By Richard Vines
LONDON — The discovery of horse meat in British packaged meals raises legal, ethical and health concerns.
How about the question of flavor?
I asked London-based chefs about their experiences of eating horse meat, which were far removed from the current scandal of horse flesh being illicitly substituted for beef. (That meat is being tested for contamination.)
In any event, there are animal-welfare objections to the transportation and slaughter of horses, which are sometimes hacked to death. Compassion in World Farming urges people to sign a petition to end live exports to continental Europe.
Here's what the chefs had to say:
Eric Chavot of Brasserie Chavot, opening in March: "I ate it mainly during the '60s and '70s (in France) when I was growing up.
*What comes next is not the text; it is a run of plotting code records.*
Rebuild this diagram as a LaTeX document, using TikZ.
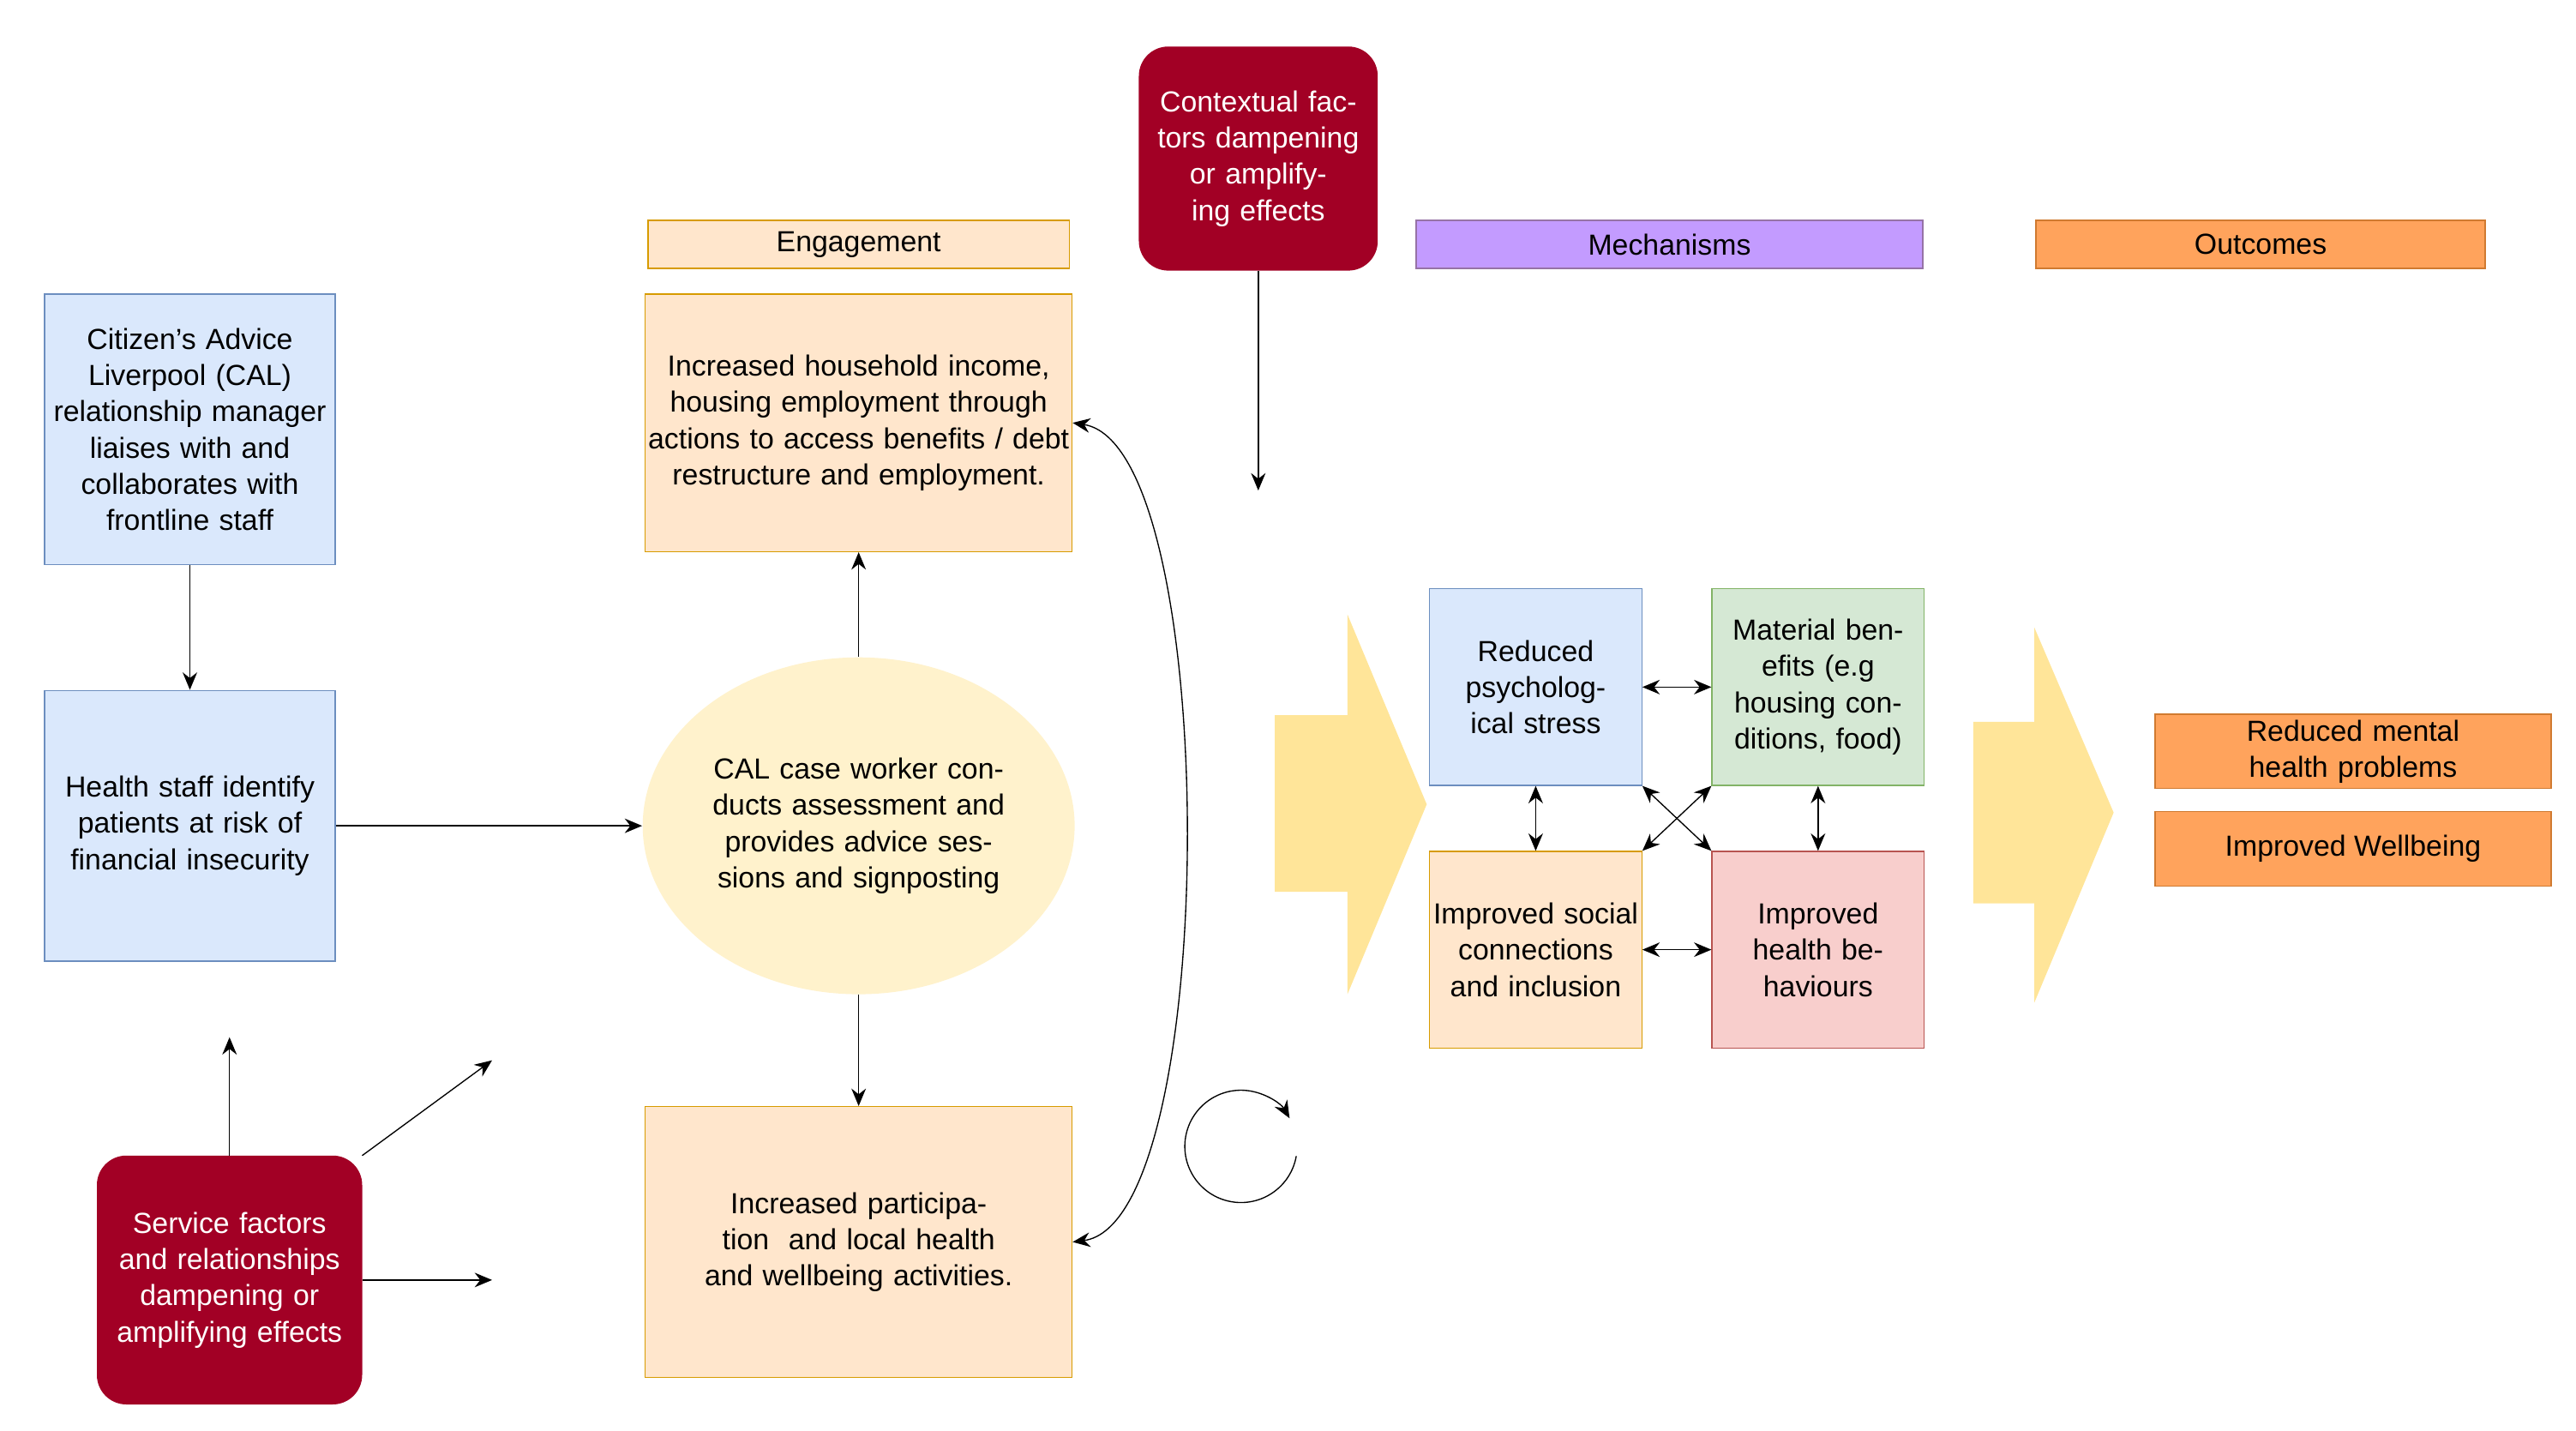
\documentclass[tikz,border=0pt]{standalone}
\usepackage{fontspec}
\setmainfont{Liberation Sans}
\usetikzlibrary{arrows.meta,positioning,shapes.geometric}
\definecolor{bluef}{HTML}{DAE8FC}\definecolor{blued}{HTML}{6C8EBF}
\definecolor{orgf}{HTML}{FFE6CC}\definecolor{orgd}{HTML}{D79B00}
\definecolor{grnf}{HTML}{D5E8D4}\definecolor{grnd}{HTML}{82B366}
\definecolor{redf}{HTML}{F8CECC}\definecolor{redd}{HTML}{B85450}
\definecolor{wine}{HTML}{A20025}\definecolor{yel}{HTML}{FFF2CC}
\definecolor{bigarr}{HTML}{FFE599}
\definecolor{purf}{HTML}{C39BFF}\definecolor{purd}{HTML}{9673A6}
\definecolor{outf}{HTML}{FFA35C}\definecolor{outd}{HTML}{D07A30}
\tikzset{
  box/.style={draw, align=center, font=\fontsize{10}{12.5}\selectfont, inner sep=1pt},
  bluebox/.style={box, fill=bluef, draw=blued, minimum width=3.52cm, minimum height=3.28cm, text width=3.4cm},
  engbox/.style={box, fill=orgf, draw=orgd, minimum width=5.1cm, text width=5.1cm},
  mech/.style={box, minimum width=2.56cm, minimum height=2.38cm, text width=2.5cm},
  header/.style={box, minimum height=0.58cm},
  factor/.style={box, fill=wine, draw=wine, text=white, rounded corners=0.35cm, font=\fontsize{10}{12.5}\selectfont},
  arr/.style={-{Stealth[length=6pt,width=5pt]}},
  darr/.style={{Stealth[length=6pt,width=5pt]}-{Stealth[length=6pt,width=5pt]}}
}
\begin{document}
\begin{tikzpicture}[x=0.02cm,y=-0.02cm]
\useasboundingbox (0,0) rectangle (1560,866);
% left column
\node[bluebox] (cal) at (115,260) {Citizen's Advice Liverpool (CAL) relationship manager liaises with and collaborates with frontline staff};
\node[bluebox] (staff) at (115,500) {Health staff identify patients at risk of financial insecurity};
\node[factor, minimum width=3.2cm, minimum height=3cm, text width=3.1cm] (service) at (139,775) {Service factors and relationships dampening or amplifying effects};
% engagement
\node[header, fill=orgf, draw=orgd, minimum width=5.1cm] (eng) at (520,148) {Engagement};
\node[engbox, minimum height=3.12cm] (income) at (520,256) {Increased household income, housing employment through actions to access benefits / debt restructure and employment.};
\node[ellipse, fill=yel, minimum width=4.32cm, minimum height=4.08cm, align=center, text width=3.7cm, font=\fontsize{10}{12.5}\selectfont, inner sep=0pt] (case) at (520,500) {CAL case worker conducts assessment and provides advice sessions and signposting};
\node[engbox, minimum height=3.28cm] (particip) at (520,752) {Increased participation~ and local health and wellbeing activities.};
\node[factor, minimum width=2.88cm, minimum height=2.7cm, text width=2.8cm] (context) at (762,96) {Contextual factors dampening or amplifying effects};
% mechanisms
\node[header, fill=purf, draw=purd, minimum width=6.14cm] (mechs) at (1011,148) {Mechanisms};
\node[mech, fill=bluef, draw=blued] (stress) at (930,416) {Reduced psychological stress};
\node[mech, fill=grnf, draw=grnd] (material) at (1101,416) {Material benefits (e.g housing conditions, food)};
\node[mech, fill=orgf, draw=orgd] (social) at (930,575) {Improved social connections and inclusion};
\node[mech, fill=redf, draw=redd] (health) at (1101,575) {Improved health behaviours};
% outcomes
\node[header, fill=outf, draw=outd, minimum width=5.44cm] (outc) at (1369,148) {Outcomes};
\node[box, fill=outf, draw=outd, minimum width=4.8cm, minimum height=0.9cm, text width=4.6cm] (mental) at (1425,455) {Reduced mental health problems};
\node[box, fill=outf, draw=outd, minimum width=4.8cm, minimum height=0.9cm] (wellb) at (1425,514) {Improved Wellbeing};
% big arrows
\fill[bigarr] (772,433) -- (816,433) -- (816,372) -- (864,487) -- (816,602) -- (816,540) -- (772,540) -- cycle;
\fill[bigarr] (1195,437) -- (1232,437) -- (1232,380) -- (1280,492) -- (1232,607) -- (1232,547) -- (1195,547) -- cycle;
% free ends
\coordinate (ctxend) at (762,297);
\coordinate (servup) at (139,628);
\coordinate (servdiag) at (298,642);
\coordinate (servright) at (298,775);
% connectors
\draw[arr] (cal) -- (staff);
\draw[arr] (staff) -- (case);
\draw[arr] (case) -- (income);
\draw[arr] (case) -- (particip);
\draw[darr] (income.east) .. controls (740,270) and (740,740) .. (particip.east);
\draw[arr] (context) -- (ctxend);
\draw[arr] (service.north) -- (servup);
\draw[arr] (service.north east) -- (servdiag);
\draw[arr] (service.east) -- (servright);
\draw[arr] (785,700) arc[start angle=10, end angle=330, radius=34];
\draw[darr] (stress) -- (material);
\draw[darr] (social) -- (health);
\draw[darr] (stress) -- (social);
\draw[darr] (material) -- (health);
\draw[darr] (stress.south east) -- (health.north west);
\draw[darr] (material.south west) -- (social.north east);
\end{tikzpicture}
\end{document}
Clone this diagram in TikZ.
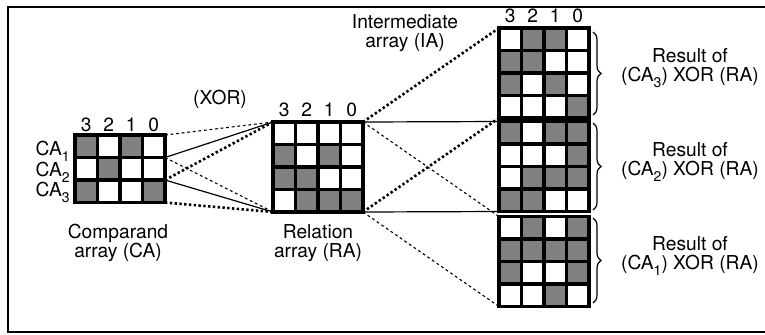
\documentclass[tikz,border=0pt]{standalone}
\usepackage{fontspec}
\setmainfont{TeX Gyre Heros}
\usetikzlibrary{decorations.pathreplacing}
\definecolor{cellgray}{gray}{0.5}
\newcommand{\lowidx}[1]{\raisebox{-0.6ex}{\fontsize{7}{7}\selectfont #1}}
% array of cells, rows of 0/1 from the top
\newcommand{\cellarray}[3]{%
  \foreach \row [count=\j from 0] in {#3} {
    \foreach \v [count=\i from 0] in \row {
      \ifnum\v=1 \fill[cellgray] (#1+\i*22.5,#2+\j*22.5) rectangle ++(22.5,22.5); \fi
      \draw[cellline] (#1+\i*22.5,#2+\j*22.5) rectangle ++(22.5,22.5);
    }
  }}
\tikzset{
  cellline/.style={line width=1.6pt},
  txt/.style={font=\fontsize{9.6}{9.5}\selectfont, inner sep=0pt, align=center},
  solidline/.style={line width=0.6pt},
  thindots/.style={line width=0.55pt, dash pattern=on 1.4pt off 1.4pt},
  thickdots/.style={line width=1.3pt, dash pattern=on 1.2pt off 1.2pt},
  resbrace/.style={decorate, decoration={brace, amplitude=4pt}, line width=0.6pt}
}

\begin{document}
\begin{tikzpicture}[x=0.5pt,y=-0.5pt]
\useasboundingbox (0,0) rectangle (765,334);
\draw[line width=1.3pt] (770,7) -- (8,7) -- (8,332) -- (770,332);

% corners
\coordinate (ca0) at (165,135);
\coordinate (ca1) at (165,157.5);
\coordinate (ca2) at (165,180);
\coordinate (ca3) at (165,202.5);
\coordinate (ratl) at (273,122);
\coordinate (rabl) at (273,212);
\coordinate (ratr) at (363,122);
\coordinate (rabr) at (363,212);
\coordinate (iaatl) at (499,28);
\coordinate (iaabl) at (499,118);
\coordinate (iabtl) at (499,121.5);
\coordinate (iabbl) at (499,211.5);
\coordinate (iactl) at (499,216.5);
\coordinate (iacbl) at (499,306.5);

% CA -> RA
\draw[thindots] (ca0) -- (ratl);
\draw[thindots] (ca1) -- (rabl);
\draw[solidline] (ca1) -- (ratl);
\draw[solidline] (ca2) -- (rabl);
\draw[thickdots] (ca2) -- (ratl);
\draw[thickdots] (ca3) -- (rabl);
% RA -> IA
\draw[thickdots] (ratr) -- (iaatl);
\draw[thickdots] (rabr) -- (iaabl);
\draw[solidline] (ratr) -- (iabtl);
\draw[solidline] (rabr) -- (iabbl);
\draw[thindots] (ratr) -- (iactl);
\draw[thindots] (rabr) -- (iacbl);

% CA
\cellarray{75}{135}{{1,0,1,0},{0,1,0,0},{1,0,0,1}}
% RA
\cellarray{273}{122}{{0,0,0,0},{1,0,1,0},{1,1,0,0},{0,1,1,1}}
% IA
\cellarray{499}{28}{{0,1,1,0},{1,1,0,0},{1,0,1,0},{0,0,0,1}}
\cellarray{499}{121.5}{{1,0,1,1},{0,0,0,1},{0,1,1,1},{1,1,0,0}}
\cellarray{499}{216.5}{{0,1,0,1},{1,1,1,1},{1,0,0,1},{0,0,1,0}}

% bit numbers
\foreach \d [count=\i from 0] in {3,2,1,0} {
  \node[txt] (cabit\d) at (86.25+\i*22.5,125) {\d};
  \node[txt] (rabit\d) at (284.25+\i*22.5,110) {\d};
  \node[txt] (iabit\d) at (510.25+\i*22.5,16) {\d};
}

\node[txt, anchor=base east] (cal1) at (70,155) {CA\lowidx{1}};
\node[txt, anchor=base east] (cal2) at (70,176) {CA\lowidx{2}};
\node[txt, anchor=base east] (cal3) at (70,196) {CA\lowidx{3}};

\node[txt] (xorlbl) at (220,99) {(XOR)};
\node[txt] (calbl) at (118,243) {Comparand\\array (CA)};
\node[txt] (ralbl) at (318,243) {Relation\\array (RA)};
\node[txt] (ialbl) at (405,33) {Intermediate\\array (IA)};

% results
\draw[resbrace] (593,32) -- (593,115);
\draw[resbrace] (593,123) -- (593,210);
\draw[resbrace] (593,218) -- (593,303);
\node[txt] (res3) at (690,68) {Result of\\(CA\lowidx{3}) XOR (RA)};
\node[txt] (res2) at (690,162) {Result of\\(CA\lowidx{2}) XOR (RA)};
\node[txt] (res1) at (690,256) {Result of\\(CA\lowidx{1}) XOR (RA)};
\end{tikzpicture}
\end{document}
It's very high in protein, so it's good for children. We always had 'steak de cheval' every Thursday. But I was eating it one evening and my brother made the sound of a horse — neigh — and that put me off. I didn't really like it after that. Do I think the British would choose to eat it if properly presented? No I don't. Let me put it this way: Would you?"
Anthony Demetre, Wild Honey: "I can understand people being unhappy about being misled, but I can't understand the furor about horse meat itself. Having a French wife, especially a Parisian, one gets accustomed to eating it. I remember going to my wife's grandmother for a Sunday roast: It was the best bit of meat I had tasted for a long time. They didn't tell me it was horse because they thought for an Englishman it would be taboo. It's not too dissimilar to beef and it's very lean. If there weren't such a taboo, I wouldn't hesitate to serve it."